Sometimes it is a life changing event that propels us to express our inner creativity. It could be a positive event like the birth of a child or the sadness felt from the death of a loved one. We are stirred from our day-to-day ritual ways to focus on the change. Our emotions swell. We need to talk about it. And to reflect on this event and allow its release from our constant daily thoughts, writing is an excellent tool. It may be poetry or journaling or scrapbooking using photos with comments. There is no time limit; you will express yourself when you are ready and in the way that feels right for you.

Your writing may be personal and private or a project that you want to share. There is no right or wrong approach; what may feel private today can be shared tomorrow. Sometimes a recovery process is so difficult that we need to nurse our inner turmoil. However our healing is expedited by recognizing the pain and releasing it. It is important to validate your experience; to create permanence of your thoughts and feelings on paper or on the computer. Writing can help move you forward creatively and cathartically; it is the experience of liberating yourself that is both empowering and healing.

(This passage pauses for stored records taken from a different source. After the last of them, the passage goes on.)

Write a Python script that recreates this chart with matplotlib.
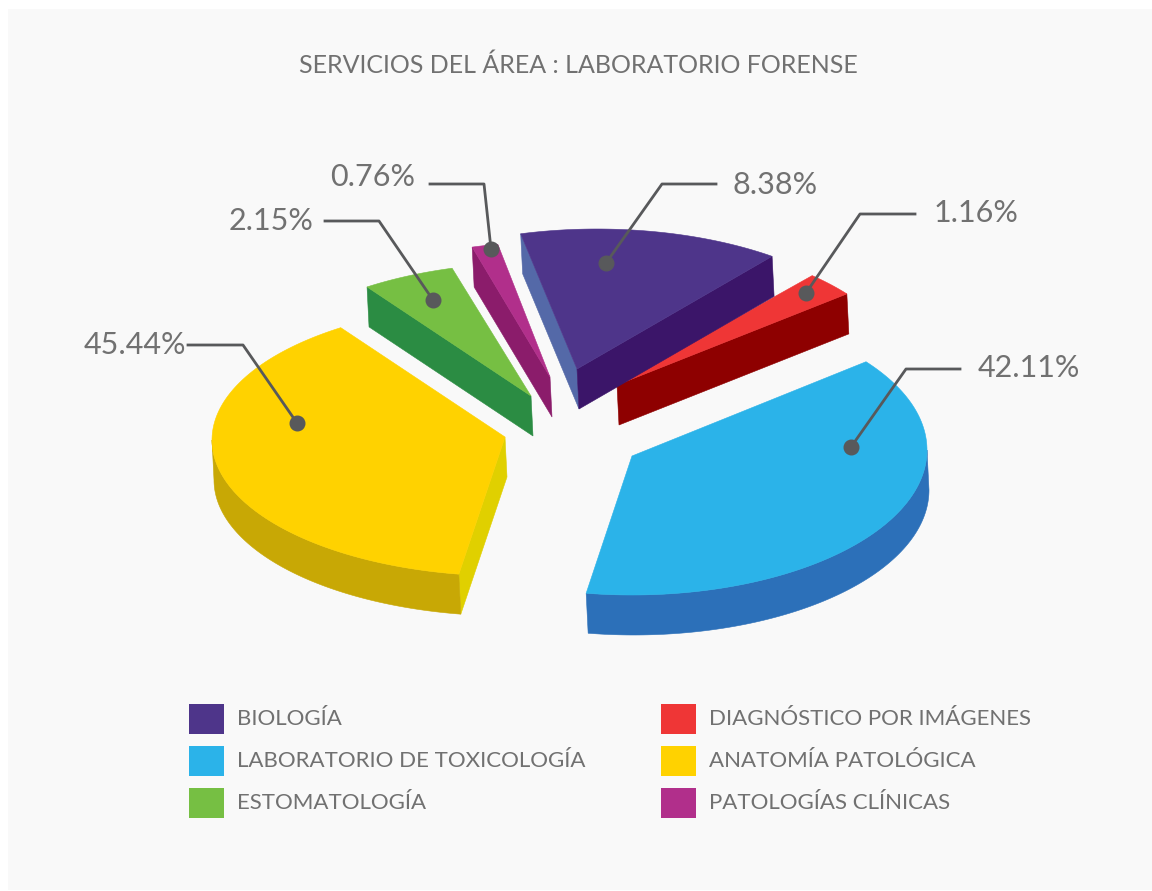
import numpy as np
import matplotlib
matplotlib.use("Agg")
import matplotlib.pyplot as plt
from matplotlib.patches import Rectangle

title = "SERVICIOS DEL ÁREA : LABORATORIO FORENSE"
categories = ["BIOLOGÍA", "DIAGNÓSTICO POR IMÁGENES", "LABORATORIO DE TOXICOLOGÍA",
              "ANATOMÍA PATOLÓGICA", "ESTOMATOLOGÍA", "PATOLOGÍAS CLÍNICAS"]
# printed labels
label_pct = [8.38, 1.16, 42.11, 45.44, 2.15, 0.76]
# the slices are not drawn to the printed numbers, these are the shares read off the picture
drawn_share = [14.28, 2.8, 37.9, 37.86, 5.08, 1.42]

top_colors = ["#4e358a", "#ef3636", "#2bb3e9", "#ffd200", "#76bf43", "#b12f8b"]
wall_colors = ["#3b1569", "#8e0000", "#2c70b9", "#c8a805", "#2b8c43", "#8b1c6b"]
start_cut_colors = ["#5469a8", None, None, "#e0d000", "#2b8c43", "#8b1c6b"]
end_cut_colors = ["#3b1569", "#8e0000", None, None, None, None]

# pie layout, in pixels
center = (560, 415)
radius = 295
depth = (2, 40)
start_angles = [-105, -47, -37.5, 99.4, 236, 254.5]
explode_x = [17, 57, 72, -55, -29, -10]
explode_y = [-46, -30, 41, 22, -19, -38]
# the outer rim of each slice sits a bit off its tip, the view has some perspective
rim_dx = [20, -6, 0, 2, 1, 1]
rim_dy = [0, -7, -6, 3, 7, 5]
rim_height = [140, 140, 145, 136, 140, 140]
draw_order = [1, 0, 5, 4, 3, 2]

# leader lines: dot, elbow, end, then label x, y, alignment
leaders = [
    ((606, 263), (662, 184), (716, 184), 733, 185, "left"),
    ((806, 293), (860, 214), (915, 214), 934, 213, "left"),
    ((851, 447), (906, 369), (960, 369), 978, 368, "left"),
    ((297, 423), (243, 345), (188, 345), 186, 345, "right"),
    ((433, 300), (379, 221), (325, 221), 314, 221, "right"),
    ((491, 249), (484, 184), (430, 184), 415, 177, "right"),
]

text_color = "#717171"
plt.rcParams["font.family"] = ["Lato", "DejaVu Sans"]

fig = plt.figure(figsize=(11.52, 8.91), dpi=100, facecolor="white")
ax = fig.add_axes([0, 0, 1, 1])
ax.set_xlim(0, 1152)
ax.set_ylim(891, 0)
ax.axis("off")
ax.add_patch(Rectangle((8, 9), 1144, 881, facecolor="#f9f9f9", edgecolor="none"))


def arc(i, tip, a0, a1):
    angles = np.radians(np.linspace(a0, a1, 120))
    return (tip[0] + rim_dx[i] + radius*np.cos(angles),
            tip[1] + rim_dy[i] + rim_height[i]*np.sin(angles))


def extrude(xs, ys, color):
    px = np.concatenate([xs, xs[::-1] + depth[0]])
    py = np.concatenate([ys, ys[::-1] + depth[1]])
    ax.fill(px, py, color=color, lw=0.4)


for i in draw_order:
    a0 = start_angles[i]
    a1 = a0 + 3.6*drawn_share[i]
    tip = (center[0] + explode_x[i], center[1] + explode_y[i])
    for color, a in ((start_cut_colors[i], a0), (end_cut_colors[i], a1)):
        if color:
            ex, ey = arc(i, tip, a, a)
            extrude(np.array([tip[0], ex[0]]), np.array([tip[1], ey[0]]), color)
    lo, hi = max(a0, 0), min(a1, 180)
    if lo < hi:
        extrude(*arc(i, tip, lo, hi), wall_colors[i])
    xs, ys = arc(i, tip, a0, a1)
    ax.fill(np.r_[tip[0], xs], np.r_[tip[1], ys], color=top_colors[i], lw=0.4)

for pct, (dot, elbow, end, tx, ty, ha) in zip(label_pct, leaders):
    ax.plot([dot[0], elbow[0], end[0]], [dot[1], elbow[1], end[1]], color="#58595b", lw=2)
    ax.plot(*dot, "o", color="#58595b", ms=10.5)
    ax.text(tx, ty, "{:.2f}%".format(pct), ha=ha, va="center", fontsize=22, color=text_color)

ax.text(578, 65, title, ha="center", va="center", fontsize=18, color=text_color)

legend_x = [189, 661]
legend_y = [704, 746, 788]
for i, name in enumerate(categories):
    x = legend_x[i % 2]
    y = legend_y[i // 2]
    ax.add_patch(Rectangle((x, y), 35, 29.5, facecolor=top_colors[i], edgecolor="none"))
    ax.text(x + 48, y + 15, name, ha="left", va="center", fontsize=16, color=text_color)

fig.savefig("out.png", dpi=100, facecolor="white")
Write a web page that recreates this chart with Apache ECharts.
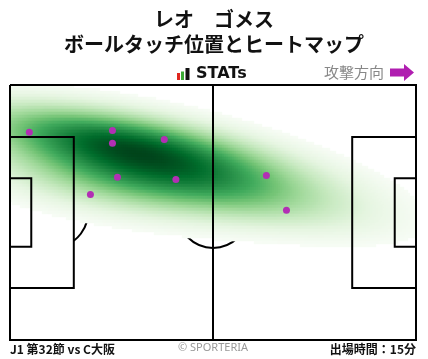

So it is not surprising that poetry therapy is valued by people all over the world whether they are home based or in an education setting, facility or other communal environment. The National Association of Poetry Therapy , , provides certification through to individuals who wish to guide and mentor others using words of expression through teaching, therapy or the ministries. And in our medical world, poetry can offer a profound sense of relief and healing. Dr. Rafael Campo,, teaches and practices medicine at Harvard Medical School. He writes poetry and also writes about the practice of using poetry with his patients. With the tools of integrative medicine, he approaches healing dynamically with the heart, mind and soul of a caring physician set on empowering patients to fight for wellness.

Take some time to think, dream your thoughts and express yourself. Healing can happen at any time and in many ways.

Gloria Steinem, American Writer and Activist: “Writing is the only thing that, when I do it, I don't feel I should be doing something else.”